Reports suggest the government is looking at taking steps including strengthening of risk management, appointment of bank chiefs for longer tenures, separation of posts, and better quality of nominee and independent directors.
The finance ministry has also asked banks to prepare a list of large borrowers with heavy debt, so that these borrowers can be asked to sell off their non-core assets to reduce debt and increase equity.
Although the government on its part is taking proactive steps to address these issues, experts feel the impact will only be visible in the long-term and investors should not expect how banks function to change overnight. However, they do agree that the steps are in the right direction.

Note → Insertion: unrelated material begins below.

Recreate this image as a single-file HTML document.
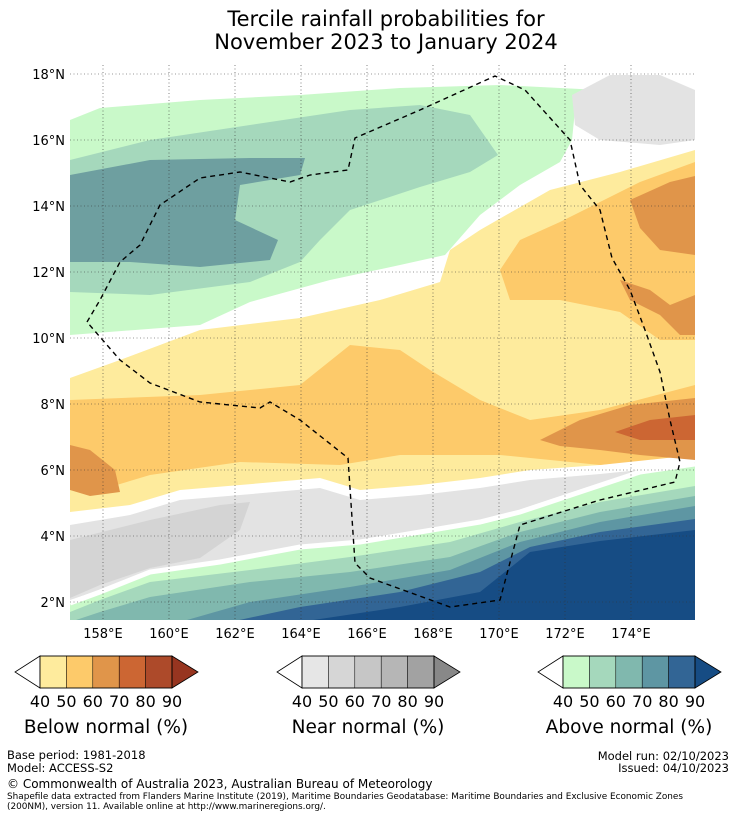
<!DOCTYPE html>
<html><head><meta charset="utf-8">
<style>
body{margin:0;background:#fff;width:736px;height:816px;overflow:hidden;font-family:"DejaVu Sans","Liberation Sans",sans-serif;}
svg text{font-family:"DejaVu Sans","Liberation Sans",sans-serif;}
</style></head>
<body>
<svg id="chart" width="736" height="816" viewBox="0 0 736 816" xmlns="http://www.w3.org/2000/svg">
<text x="386" y="26" font-size="21" text-anchor="middle">Tercile rainfall probabilities for</text>
<text x="386" y="49" font-size="21" text-anchor="middle">November 2023 to January 2024</text>
<defs><clipPath id="mapclip"><rect x="70" y="65" width="625" height="555"/></clipPath></defs>
<g id="map" clip-path="url(#mapclip)"></g>
<g id="over"></g>
<g id="bars"></g>
<text x="7" y="759" font-size="11.5">Base period: 1981-2018</text>
<text x="7" y="772" font-size="11.5">Model: ACCESS-S2</text>
<text x="729" y="760" font-size="11.5" text-anchor="end">Model run: 02/10/2023</text>
<text x="729" y="772" font-size="11.5" text-anchor="end">Issued: 04/10/2023</text>
<text x="7" y="788" font-size="12">© Commonwealth of Australia 2023, Australian Bureau of Meteorology</text>
<text x="7" y="799" font-size="8.9">Shapefile data extracted from Flanders Marine Institute (2019), Maritime Boundaries Geodatabase: Maritime Boundaries and Exclusive Economic Zones</text>
<text x="7" y="809" font-size="8.9">(200NM), version 11. Available online at http://www.marineregions.org/.</text>
</svg>
<script>
const lonTicks=[158,160,162,164,166,168,170,172,174];
const latTicks=[2,4,6,8,10,12,14,16,18];
const barTicks=[40,50,60,70,80,90];
const belowColors=['#feeb9d','#fdca6a','#e0954a','#cc6633','#ad4a2a','#973520'];
const nearColors=['#e6e6e6','#d6d6d6','#c6c6c6','#b6b6b6','#a2a2a2','#888888'];
const aboveColors=['#c9f9c9','#a5d8bc','#80b8ae','#5e96a3','#326595','#164c84'];
const barTitles=['Below normal (%)','Near normal (%)','Above normal (%)'];
const NS='http://www.w3.org/2000/svg';
const X=lon=>70+(lon-157)*33;
const Y=lat=>74+(18-lat)*33;
const regions=[
['above-40-north','#c9f9c9',[[70,120],[100,108],[200,100],[300,95],[400,88],[500,85],[600,90],[575,110],[572,140],[560,162],[520,185],[480,215],[445,255],[400,265],[330,280],[250,302],[200,325],[70,335]]],
['above-50-north','#a5d8bc',[[70,160],[150,140],[250,125],[350,110],[420,105],[470,115],[498,155],[470,172],[420,187],[350,210],[320,240],[300,262],[250,282],[150,295],[70,292]]],
['above-60-north','#6e9fa0',[[70,175],[150,160],[250,158],[305,158],[300,175],[240,185],[235,220],[278,240],[270,260],[200,267],[130,262],[70,262]]],
['near-40-ne','#e3e3e3',[[572,95],[610,75],[660,75],[695,90],[695,140],[660,145],[600,140],[575,125]]],
['below-40','#feeb9d',[[70,378],[120,360],[200,330],[300,318],[380,300],[440,282],[450,250],[480,230],[550,190],[620,172],[695,150],[695,455],[640,460],[600,465],[530,470],[480,478],[420,485],[360,490],[320,478],[240,485],[180,490],[130,505],[70,512]]],
['below-50-mid','#fdca6a',[[70,400],[200,395],[300,385],[350,345],[400,350],[430,370],[480,400],[530,420],[600,410],[695,385],[695,455],[600,465],[500,455],[400,455],[340,465],[240,462],[150,475],[100,490],[70,490]]],
['below-50-ne','#fdca6a',[[500,270],[520,240],[560,222],[600,202],[640,182],[695,162],[695,340],[660,340],[620,312],[560,300],[510,300]]],
['below-60-ne','#e0954a',[[630,200],[670,182],[695,176],[695,255],[660,250],[640,228]]],
['below-60-e','#e0954a',[[620,280],[650,290],[670,305],[695,295],[695,335],[680,335],[660,315],[630,300]]],
['below-60-se','#e0954a',[[540,440],[580,420],[630,405],[695,398],[695,460],[640,455],[600,450],[560,446]]],
['below-70-se','#cc6633',[[615,432],[650,420],[695,415],[695,440],[640,440]]],
['below-60-w','#e0954a',[[70,445],[90,450],[115,470],[120,492],[90,496],[70,490]]],
['near-40-s','#e3e3e3',[[70,525],[130,515],[180,500],[240,495],[320,488],[360,500],[420,495],[480,488],[530,480],[600,474],[640,470],[695,465],[695,462],[640,470],[580,490],[520,510],[480,520],[420,530],[360,540],[300,545],[220,560],[150,570],[100,590],[70,600]]],
['near-50-sw','#d4d4d4',[[70,540],[150,520],[220,505],[250,502],[240,530],[200,558],[150,568],[100,585],[70,598]]]
];
const aboveTops=[
[[70,603],[100,592],[150,572],[220,562],[300,547],[360,542],[420,532],[480,522],[520,512],[580,492],[640,472],[695,464]],
[[70,612],[100,600],[150,582],[250,570],[350,557],[450,542],[520,522],[600,502],[695,486]],
[[70,622],[100,612],[150,597],[250,582],[350,572],[450,557],[520,532],[600,512],[695,496]],
[[180,622],[250,602],[350,587],[450,570],[520,542],[600,522],[695,506]],
[[230,622],[300,607],[400,592],[480,572],[530,547],[600,532],[695,519]],
[[300,622],[400,607],[480,592],[530,552],[600,541],[695,530]]
];
const border=[[87,322],[100,300],[120,262],[140,245],[160,205],[200,178],[240,172],[290,182],[310,175],[348,170],[355,138],[420,110],[495,76],[525,90],[570,140],[580,185],[600,210],[612,258],[630,290],[645,330],[660,372],[670,420],[680,462],[675,482],[600,500],[520,525],[500,600],[450,607],[370,578],[355,563],[348,458],[300,420],[270,402],[260,408],[200,402],[150,383],[120,360],[87,322]];
const map=document.getElementById('map'),over=document.getElementById('over'),bars=document.getElementById('bars');
function mk(tag,attrs,parent){const e=document.createElementNS(NS,tag);for(const k in attrs)e.setAttribute(k,attrs[k]);parent.appendChild(e);return e;}
const pts=a=>a.map(p=>p.join(',')).join(' ');
regions.forEach(r=>{const e=mk('polygon',{points:pts(r[2]),fill:r[1]},map);

});
aboveTops.forEach((t,i)=>{const poly=t.concat([[695,625],[70,625]]);const e=mk('polygon',{points:pts(poly),fill:aboveColors[i]},map);

});
const gap=mk('polyline',{points:pts(aboveTops[0]),fill:'none',stroke:'#fff','stroke-width':5},map);


lonTicks.forEach(v=>{const g=mk('line',{x1:X(v),x2:X(v),y1:65,y2:620,stroke:'#333','stroke-width':0.6,'stroke-dasharray':'1,2.5'},over);


const t=mk('text',{x:X(v),y:638,'font-size':13,'text-anchor':'middle'},over);t.textContent=v+'°E';

});
latTicks.forEach(v=>{const g=mk('line',{x1:70,x2:695,y1:Y(v),y2:Y(v),stroke:'#333','stroke-width':0.6,'stroke-dasharray':'1,2.5'},over);


const t=mk('text',{x:65,y:Y(v)+5,'font-size':13,'text-anchor':'end'},over);t.textContent=v+'°N';

});
const b=mk('polyline',{points:pts(border),fill:'none',stroke:'#000','stroke-width':1.4,'stroke-dasharray':'5,4'},over);


const starts=[40,302,563];const sets=[belowColors,nearColors,aboveColors];
const bw=26.4,by=656,bh=32;
sets.forEach((cols,si)=>{const x0=starts[si];
const g=mk('g',{},bars);


mk('polygon',{points:`${x0},${by} ${x0-25},${by+bh/2} ${x0},${by+bh}`,fill:'#fff',stroke:'#000','stroke-width':0.8},g);
for(let i=0;i<5;i++)mk('rect',{x:x0+i*bw,y:by,width:bw,height:bh,fill:cols[i],stroke:'#000','stroke-width':0.5},g);
const xe=x0+5*bw;
mk('polygon',{points:`${xe},${by} ${xe+26},${by+bh/2} ${xe},${by+bh}`,fill:cols[5],stroke:'#000','stroke-width':0.8},g);
mk('rect',{x:x0,y:by,width:5*bw,height:bh,fill:'none',stroke:'#000','stroke-width':0.8},g);
barTicks.forEach((t,i)=>{const tx=mk('text',{x:x0+i*bw,y:707,'font-size':16,'text-anchor':'middle'},g);tx.textContent=t;});
const tt=mk('text',{x:x0+2.5*bw,y:733,'font-size':18.5,'text-anchor':'middle'},g);tt.textContent=barTitles[si];

});
</script>
</body></html>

Vaibhav Sanghavi, director (equities) at Ambit Investment Advisors, says: "Professionalising banks is a good move on the part of the government, as it will result in an improved performance and will drive in more efficiency. The markets took note of this development on Thursday. However, one must realise that this is a long-drawn process and nothing is going to happen overnight. The proposals will take time to get implemented."
Of late, the banking sector has been in news with reports of alleged scams involving PSU banks. According to recent reports, the Union finance ministry has unearthed scams to the tune of Rs 436 crore involving Mumbai-based branches of Oriental Bank of Commerce (OBC) and Dena Bank.

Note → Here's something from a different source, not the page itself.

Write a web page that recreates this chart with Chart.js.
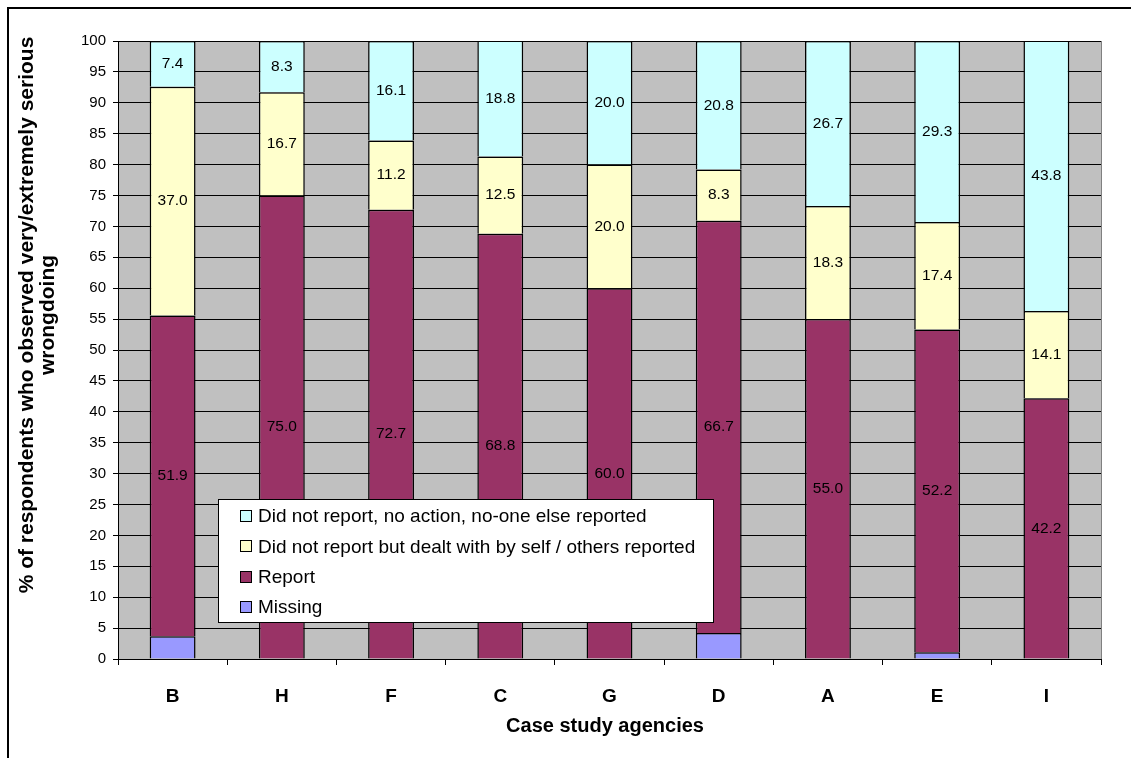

This is the second instance in less than a month when a PSU bank was found being involved in a scam. Earlier this month, the Central Bureau of Investigation arrested S K Jain, chairman and managing director of Syndicate Bank, along with five others for allegedly accepting bribes from private companies to extend them credit facilities.
"The recent scams in the PSU banks are showing the kind of rot we have in the banking system. Till things are good, we keep pushing all this under the carpet and we have seen such things in the past as well," said Daljeet S Kohli, head of research at IndiaNivesh Securities.
Among individual stocks, top gainers Union Bank of India, Bank of India, Punjab National Bank (PNB) and Allahabad Bank moved up between three per cent and eight per cent on the NSE on Thursday. OBC and Dena Bank, which lost nearly three per cent each a day earlier as fallout of the news report, recouped most of their losses and moved up 2.9 per cent and 2.5 per cent, respectively.
Although the markets did punish these controversy-ridden stocks, analysts feel that with the economy on the mend and the markets looking up, one can invest in the banking space, especially the PSU lot.
Says Vaibhav Agrawal, vice-president (research - banking) at Angel Broking: "There has been a clarification by the chairman of OBC that the amount involved is Rs 70 crore for their bank and they expect to recover a good part of that as well. In any case, I don't expect any material long lasting impact on the stock price as a result of this."
He suggests that valuations of PSU banking stocks are still attractive and if someone wants to play the growth revival story, these stocks could be good bets. He likes almost all the banks right now and expects most PSU banks to appreciate between 20 per cent and 30 per cent from their current levels over the next six months.